Kickstarter has taught us a couple of things: Veronica Mars has a lot of fans, and if enough people want something it will get made. It’s the latter idea that inspired Stock Mfg. Co., a local online clothing and accessories company. Consumers are curators, assisting in the selection of wearable lines of high-style, good quality and well-priced designs. Basically, if you (and enough other people) like it, want it and click to buy it, Stock will make sure that item gets made in its Garfield Park warehouse and will ship to your home. Designers submit patterns and, if accepted, the site hosts their product for a run of about two weeks. No up-front costs are required from the designers, just the hope that pre-orders meet quota, typically a minimum of 25, and then production moves forward. The success of sales then determines whether the goods remain limited editions or become stock.
The idea of manufacturing to a more user-friendly fashion industry by selling “straight from stock,” as Stock’s CEO, Jim Snediker, refers to it, grew out of the backgrounds and entrepreneurial spirit of the company’s five partners. Snediker and his colleague Jason Morgan started an indie shopping site called Left of Trend; Mike Morarity and Tim Tierney ran their own menswear label, Vagrant Nobility; and Areill Ives was at the helm of his family’s apparel factory in Chicago. The men pooled their resources and desire for American-made premium goods—minus the retail mark-ups. By offering a one-stop spot for designers, Stock Mfg. Co. provides the space, staff and support for the entire process from fabrication to PR and marketing to sales. “We want to create jobs in Chicago on many levels,” Snediker says. That goal extends to both up-and-coming names and established designers looking to try out new projects.
The focus for Stock Mfg. Co. is transitioning to menswear; the company initially featured clothing for men and women. In March, local Columbia College graduate Shelby Steiner debuted her layered chiffon maxi-skirt. Another recent addition was a Montauk tie named for the Hamptons retreat, presented in a preppy linen seersucker combo by Artfully Disheveled. Stock Mfg. Co.’s pool of talent is not limited to Chicago; the company only requires its designers to be U.S.-based. Dixon Rand, a label by Abe Voytek, who is originally from San Diego, debuts soon on the site with a triple pocket day-to-night grey blazer featuring the details of old-school tailoring. Each article of clothing on the homepage is accompanied by a short designer bio and video montage incorporating the look into everyday settings.

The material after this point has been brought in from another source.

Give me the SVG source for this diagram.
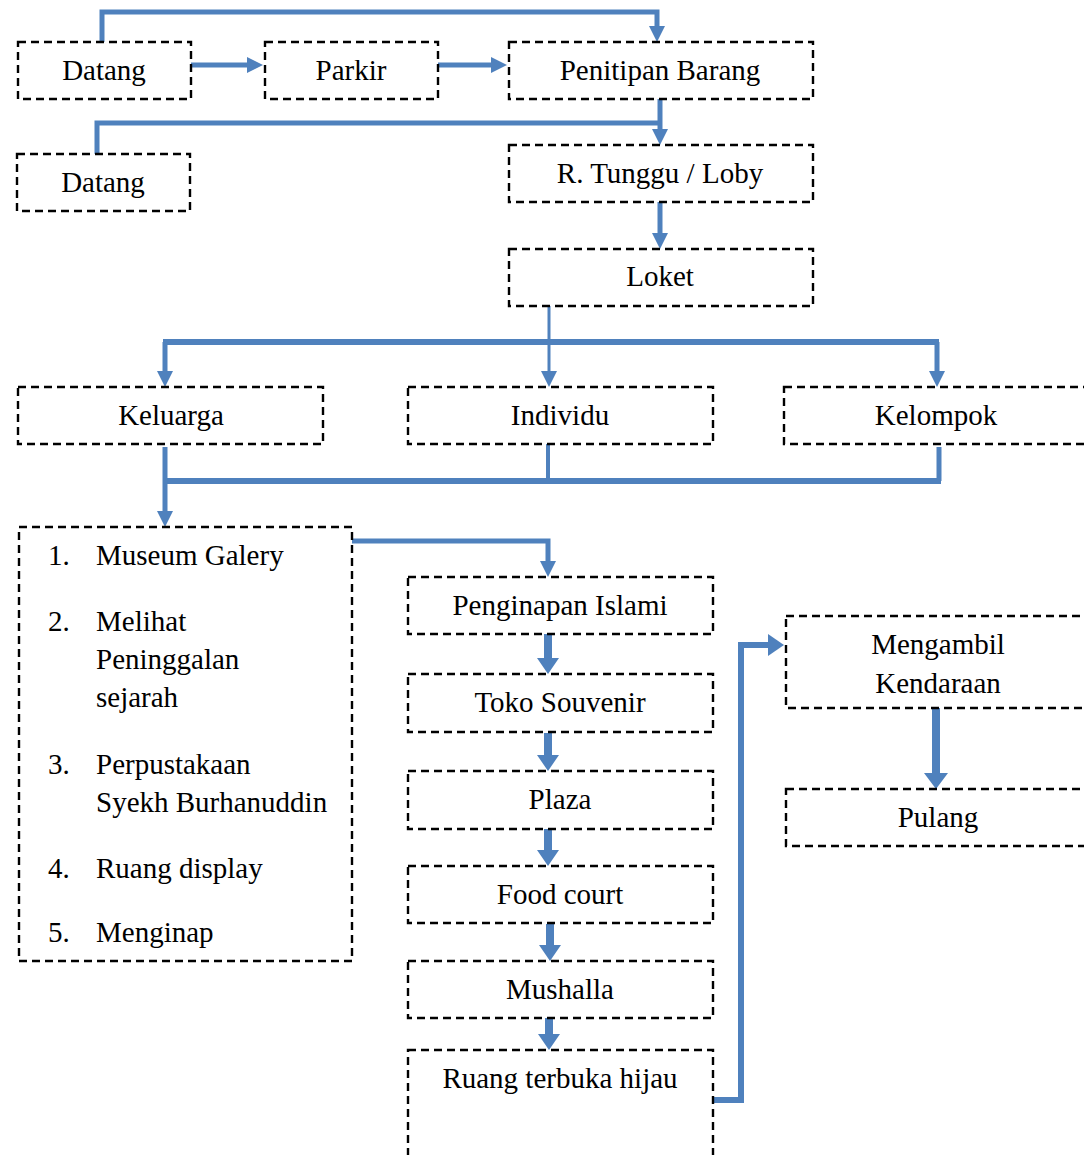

Selling alongside these guest designers is Stock’s own brand of ready-to-wear. And now the company is preparing to cast an even wider net: In a few weeks, Bloomingdale’s will promote a selection of pocket squares, made exclusively for the store by Stock, in its Chicago and New York locations. The company also plans to expand and improve its machinery, and is actually turning to Kickstarter to help fund those projects. “The more we expand and improve,” Snediker says, “the more diverse our offerings can get.”